NVIDIA’s new H100 GPUs have set new benchmarks for AI training tasks, breaking several records in the process.
MLPerf was founded by a consortium of researchers, academics, and other specialists who built benchmarks to test how quickly systems can deploy and run AI models. In essence, MLPerf is a series of tests designed to measure the speed and efficiency of machine learning (ML) hardware, software, and services.
Nvidia, the world leader in AI hardware, tested a cluster of 3,584 H100 GPUs to flex their formidable speed.
The cluster, co-developed by AI startup Inflection AI and managed by CoreWeave, a cloud service provider specializing in GPU-based workloads, completed a training benchmark based on the GPT-3 model in less than 11 minutes.

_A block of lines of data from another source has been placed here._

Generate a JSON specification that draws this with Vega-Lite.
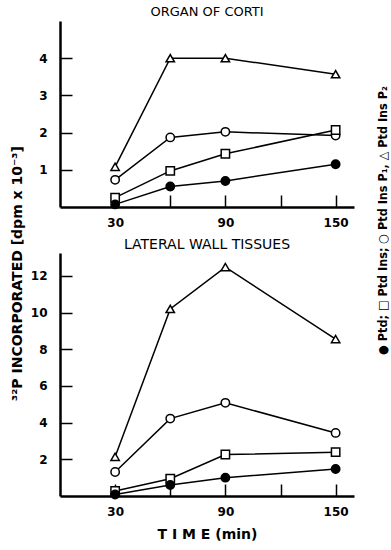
{
  "$schema": "https://vega.github.io/schema/vega-lite/v6.json",
  "background": "white",
  "padding": {"left": 11, "top": 6, "right": 2, "bottom": 2},
  "config": {
    "view": {"stroke": null},
    "font": "DejaVu Sans",
    "axis": {
      "grid": false,
      "domainColor": "black",
      "domainWidth": 2.5,
      "tickColor": "black",
      "tickWidth": 1.5,
      "tickSize": -12,
      "labelFont": "DejaVu Sans",
      "labelFontWeight": "bold",
      "labelFontSize": 12,
      "labelColor": "black"
    },
    "axisX": {"labelPadding": 22},
    "axisY": {"labelPadding": 25}
  },
  "title": {
    "text": "● Ptd; □ Ptd Ins; ○ Ptd Ins P₁, △ Ptd Ins P₂",
    "orient": "right",
    "angle": -90,
    "anchor": "middle",
    "font": "DejaVu Sans Condensed",
    "fontSize": 12.5,
    "fontWeight": "bold",
    "color": "black",
    "offset": 10,
    "dx": 53
  },
  "datasets": {
    "corti": [
      {"series": "Ptd Ins P2", "time": 30, "value": 1.08},
      {"series": "Ptd Ins P2", "time": 60, "value": 4.0},
      {"series": "Ptd Ins P2", "time": 90, "value": 4.0},
      {"series": "Ptd Ins P2", "time": 150, "value": 3.57},
      {"series": "Ptd Ins P1", "time": 30, "value": 0.73},
      {"series": "Ptd Ins P1", "time": 60, "value": 1.87},
      {"series": "Ptd Ins P1", "time": 90, "value": 2.02},
      {"series": "Ptd Ins P1", "time": 150, "value": 1.92},
      {"series": "Ptd Ins", "time": 30, "value": 0.25},
      {"series": "Ptd Ins", "time": 60, "value": 0.97},
      {"series": "Ptd Ins", "time": 90, "value": 1.43},
      {"series": "Ptd Ins", "time": 150, "value": 2.07},
      {"series": "Ptd", "time": 30, "value": 0.07},
      {"series": "Ptd", "time": 60, "value": 0.55},
      {"series": "Ptd", "time": 90, "value": 0.7},
      {"series": "Ptd", "time": 150, "value": 1.15}
    ],
    "lateral": [
      {"series": "Ptd Ins P2", "time": 30, "value": 2.14},
      {"series": "Ptd Ins P2", "time": 60, "value": 10.2},
      {"series": "Ptd Ins P2", "time": 90, "value": 12.48},
      {"series": "Ptd Ins P2", "time": 150, "value": 8.56},
      {"series": "Ptd Ins P1", "time": 30, "value": 1.31},
      {"series": "Ptd Ins P1", "time": 60, "value": 4.22},
      {"series": "Ptd Ins P1", "time": 90, "value": 5.08},
      {"series": "Ptd Ins P1", "time": 150, "value": 3.44},
      {"series": "Ptd Ins", "time": 30, "value": 0.27},
      {"series": "Ptd Ins", "time": 60, "value": 0.94},
      {"series": "Ptd Ins", "time": 90, "value": 2.26},
      {"series": "Ptd Ins", "time": 150, "value": 2.39},
      {"series": "Ptd", "time": 30, "value": 0.08},
      {"series": "Ptd", "time": 60, "value": 0.6},
      {"series": "Ptd", "time": 90, "value": 1.0},
      {"series": "Ptd", "time": 150, "value": 1.47}
    ]
  },
  "hconcat": [
    {
      "title": {
        "text": "³²P INCORPORATED [dpm x 10⁻³]",
        "orient": "left",
        "anchor": "middle",
        "font": "DejaVu Sans",
        "fontSize": 14,
        "fontWeight": "bold",
        "color": "black",
        "offset": 5
      },
      "spacing": 10,
      "vconcat": [
        {
          "width": 294,
          "height": 186,
          "title": {"text": "ORGAN OF CORTI", "font": "DejaVu Sans", "fontSize": 13, "fontWeight": "normal", "color": "black", "anchor": "middle", "offset": 2},
          "data": {"name": "corti"},
          "encoding": {
            "x": {"field": "time", "type": "quantitative",
                  "scale": {"domain": [0, 160], "nice": false, "zero": false},
                  "axis": {"values": [30, 60, 90, 120, 150], "labelExpr": "datum.value == 60 || datum.value == 120 ? '' : datum.label", "title": null}},
            "y": {"field": "value", "type": "quantitative",
                  "scale": {"domain": [0, 5], "nice": false},
                  "axis": {"values": [1, 2, 3, 4], "title": null}}
          },
          "layer": [
            {"mark": {"type": "line", "color": "black", "strokeWidth": 1.5}, "encoding": {"detail": {"field": "series"}}},
            {"mark": {"type": "point", "filled": true, "stroke": "black", "strokeWidth": 1.5, "size": 70, "opacity": 1},
             "encoding": {
               "shape": {"field": "series", "scale": {"domain": ["Ptd", "Ptd Ins", "Ptd Ins P1", "Ptd Ins P2"], "range": ["circle", "square", "circle", "triangle-up"]}, "legend": null},
               "fill": {"field": "series", "scale": {"domain": ["Ptd", "Ptd Ins", "Ptd Ins P1", "Ptd Ins P2"], "range": ["black", "white", "white", "white"]}, "legend": null}
             }}
          ]
        },
        {
          "width": 294,
          "height": 243,
          "title": {"text": "LATERAL WALL TISSUES", "font": "DejaVu Sans", "fontSize": 14, "fontWeight": "normal", "color": "black", "anchor": "middle", "offset": 1},
          "data": {"name": "lateral"},
          "encoding": {
            "x": {"field": "time", "type": "quantitative",
                  "scale": {"domain": [0, 160], "nice": false, "zero": false},
                  "axis": {"values": [30, 60, 90, 120, 150], "labelExpr": "datum.value == 60 || datum.value == 120 ? '' : datum.label",
                           "title": "T I M E  (min)", "titleFont": "DejaVu Sans", "titleFontSize": 14, "titleFontWeight": "bold", "titleColor": "black", "titlePadding": 10}},
            "y": {"field": "value", "type": "quantitative",
                  "scale": {"domain": [0, 13.25], "nice": false},
                  "axis": {"values": [2, 4, 6, 8, 10, 12], "title": null}}
          },
          "layer": [
            {"mark": {"type": "line", "color": "black", "strokeWidth": 1.5}, "encoding": {"detail": {"field": "series"}}},
            {"mark": {"type": "point", "filled": true, "stroke": "black", "strokeWidth": 1.5, "size": 70, "opacity": 1},
             "encoding": {
               "shape": {"field": "series", "scale": {"domain": ["Ptd", "Ptd Ins", "Ptd Ins P1", "Ptd Ins P2"], "range": ["circle", "square", "circle", "triangle-up"]}, "legend": null},
               "fill": {"field": "series", "scale": {"domain": ["Ptd", "Ptd Ins", "Ptd Ins P1", "Ptd Ins P2"], "range": ["black", "white", "white", "white"]}, "legend": null}
             }}
          ]
        }
      ]
    }
  ]
}
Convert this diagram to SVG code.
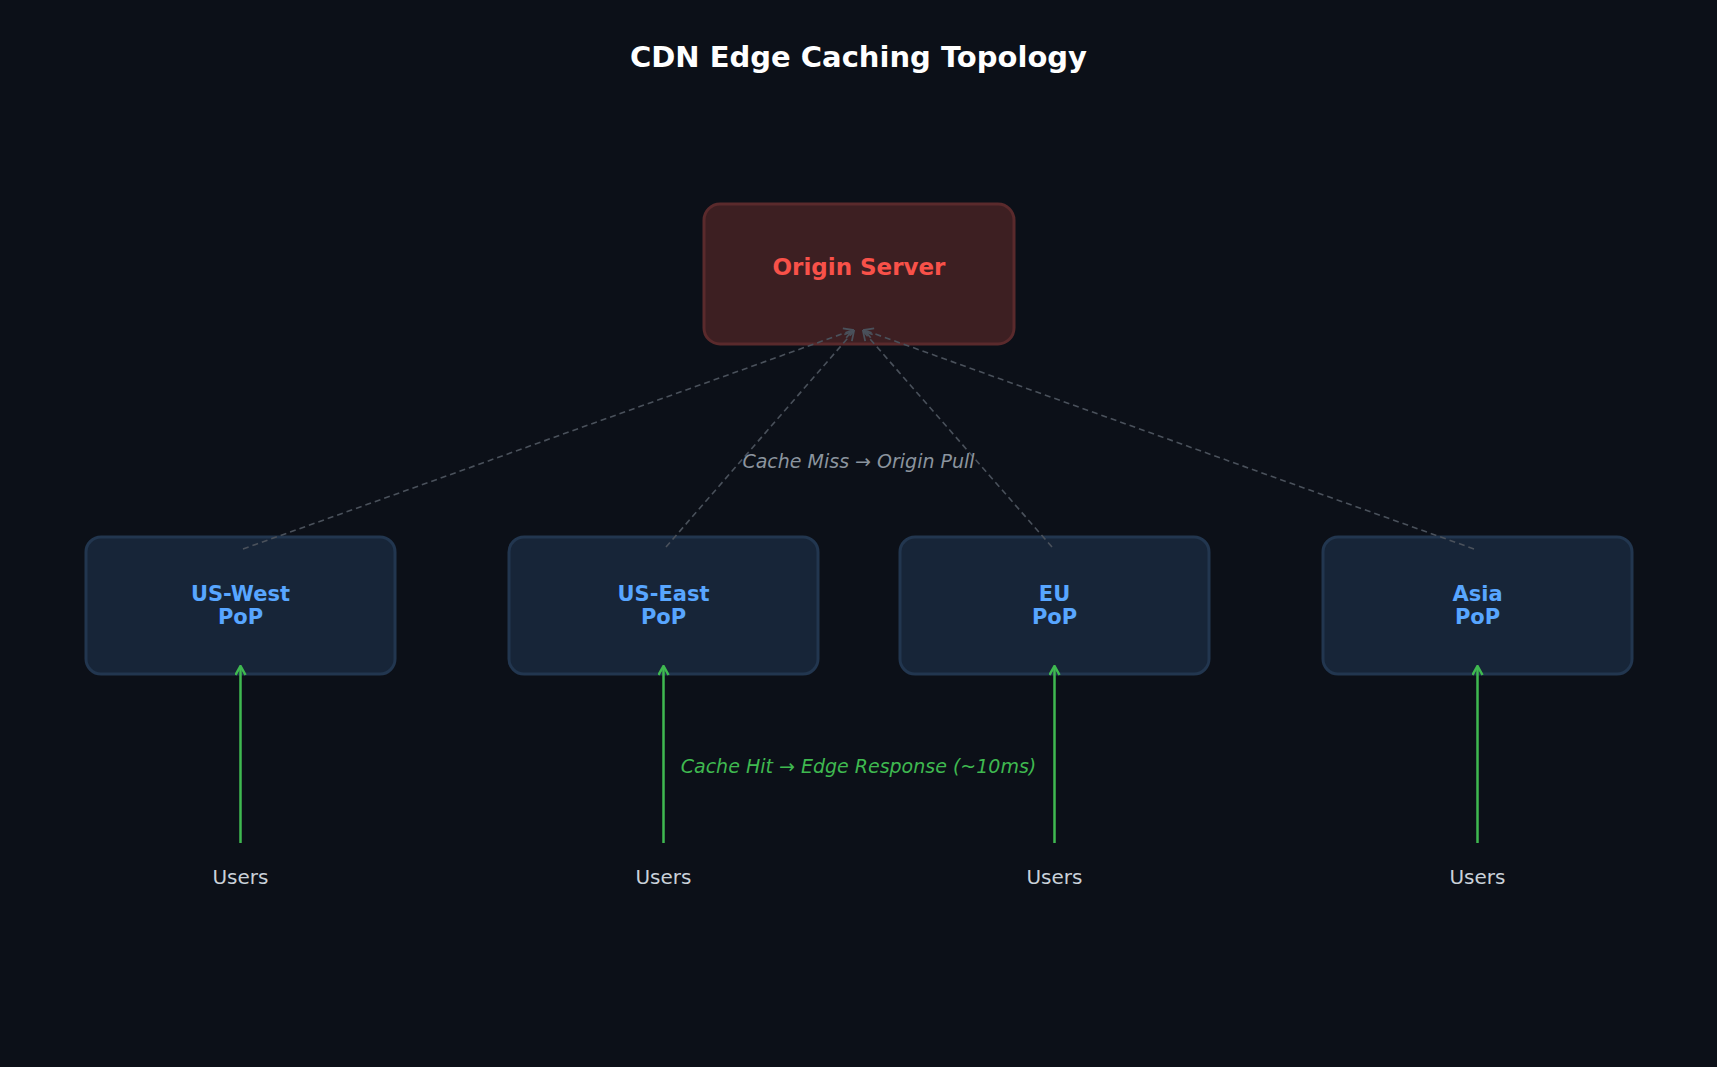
<svg xmlns="http://www.w3.org/2000/svg" width="1717" height="1067" viewBox="0 0 1717 1067">
<defs>
<style>
.title{font-family:"DejaVu Sans",sans-serif;font-size:29px;font-weight:bold;fill:#ffffff;text-anchor:middle}
.origin rect{fill:#3d1f22;stroke:#5a2a2c;stroke-width:3}
.origin text{font-family:"DejaVu Sans",sans-serif;font-size:23px;font-weight:bold;fill:#f85149;text-anchor:middle}
.pop rect{fill:#172538;stroke:#22364f;stroke-width:3}
.pop text{font-family:"DejaVu Sans",sans-serif;font-size:21px;font-weight:bold;fill:#58a6ff;text-anchor:middle}
.users{font-family:"DejaVu Sans",sans-serif;font-size:20px;fill:#c9d1d9;text-anchor:middle}
.miss{stroke:#4a515b;stroke-width:1.6;stroke-dasharray:6 4;fill:none}
.hit{stroke:#3fb950;stroke-width:2.5;fill:none}
.lbl{font-family:"DejaVu Sans",sans-serif;font-size:19px;font-style:italic;text-anchor:middle}
</style>
<marker id="mg" viewBox="0 0 12 12" refX="11" refY="6" markerWidth="12" markerHeight="12" markerUnits="userSpaceOnUse" orient="auto">
<path d="M2,1 L11,6 L2,11" fill="none" stroke="#4a515b" stroke-width="1.8"/>
</marker>
<marker id="mh" viewBox="0 0 12 12" refX="11" refY="6" markerWidth="12" markerHeight="12" markerUnits="userSpaceOnUse" orient="auto">
<path d="M2,1 L11,6 L2,11" fill="none" stroke="#3fb950" stroke-width="2.5"/>
</marker>
</defs>
<rect width="1717" height="1067" fill="#0c1018"/>
<text class="title" x="858.5" y="67">CDN Edge Caching Topology</text>
<g id="origin" class="origin">
<rect x="704" y="204" width="310" height="140" rx="16"/>
<text x="859" y="275">Origin Server</text>
</g>
<g id="uswest" class="pop">
<rect x="86" y="537" width="309" height="137" rx="15"/>
<text x="240.5" y="601">US-West</text>
<text x="240.5" y="624">PoP</text>
</g>
<g id="useast" class="pop">
<rect x="509" y="537" width="309" height="137" rx="15"/>
<text x="663.5" y="601">US-East</text>
<text x="663.5" y="624">PoP</text>
</g>
<g id="eu" class="pop">
<rect x="900" y="537" width="309" height="137" rx="15"/>
<text x="1054.5" y="601">EU</text>
<text x="1054.5" y="624">PoP</text>
</g>
<g id="asia" class="pop">
<rect x="1323" y="537" width="309" height="137" rx="15"/>
<text x="1477.5" y="601">Asia</text>
<text x="1477.5" y="624">PoP</text>
</g>
<g id="connectors">
<line class="miss" x1="243" y1="549" x2="853" y2="330" marker-end="url(#mg)"/>
<line class="miss" x1="666" y1="547" x2="854" y2="331" marker-end="url(#mg)"/>
<line class="miss" x1="1052" y1="547" x2="863" y2="331" marker-end="url(#mg)"/>
<line class="miss" x1="1474" y1="549" x2="864" y2="330" marker-end="url(#mg)"/>
<line class="hit" x1="240.5" y1="843" x2="240.5" y2="666" marker-end="url(#mh)"/>
<line class="hit" x1="663.5" y1="843" x2="663.5" y2="666" marker-end="url(#mh)"/>
<line class="hit" x1="1054.5" y1="843" x2="1054.5" y2="666" marker-end="url(#mh)"/>
<line class="hit" x1="1477.5" y1="843" x2="1477.5" y2="666" marker-end="url(#mh)"/>
</g>
<text class="lbl" x="858.5" y="468" fill="#8b949e">Cache Miss → Origin Pull</text>
<text class="lbl" x="858.5" y="773" fill="#3fb950">Cache Hit → Edge Response (~10ms)</text>
<text class="users" x="240.5" y="884">Users</text>
<text class="users" x="663.5" y="884">Users</text>
<text class="users" x="1054.5" y="884">Users</text>
<text class="users" x="1477.5" y="884">Users</text>
</svg>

In other words, the cluster trained a GPT-3 equivalent model with some 175bn parameters in about the same time it takes to brew a coffee or walk the dog. While we don’t know how long it took OpenAI to train GPT-3, it certainly wasn’t 11 minutes.
The H100 GPUs set records across 8 other MLPerf tests, showcasing their raw power and versatility. Here are some of the results:
- Large language model (GPT-3): 10.9 minutes
- Natural language processing (BERT): 0.13 minutes (8 seconds)
- Recommendation (DLRMv2): 1.61 minutes
- Object detection, heavyweight (Mask R-CNN): 1.47 minutes
- Object detection, lightweight (RetinaNet): 1.51 minutes
- Image classification (ResNet-50 v1.5): 0.18 minutes (11 seconds)
- Image segmentation (3D U-Net): 0.82 minutes (49 seconds)
- Speech recognition (RNN-T): 1.65 minutes
In their latest round of benchmarking, dubbed v3.0, MLPerf also updated its test for recommendation systems, which are algorithms that suggest products or services to users based on their past behavior.
The new test uses a larger dataset and a more current AI model to better emulate the challenges faced by service providers. Nvidia is the only company to submit results on this benchmark.
MLCommons, an AI and technology consortium, recently announced the newest findings from their AI benchmarking tests.
The primary benchmark round was called v3.0, which assesses the efficiency of machine learning model training. Another round, called Tiny v1.1, examines ML applications for ultra-compact, low-power devices.
The MLPerf round v3.0 saw involvement from companies like ASUSTek, Azure, Dell, Fujitsu, GIGABYTE, H3C, IEI, Intel & Habana Labs, Krai, Lenovo, NVIDIA, NVIDIA + CoreWeave, Quanta Cloud Technology, Supermicro, and xFusion.
Overall, models showed performance improvements of up to 1.54x in the last 6 months or 33 to 49x since the first round, v0.5, in 2019, illustrating the pace of progress in machine learning systems.
Nvidia claimed the scalp of round v3.0 thanks to their ultra-high-end H100 chips, which they will likely maintain for the foreseeable future.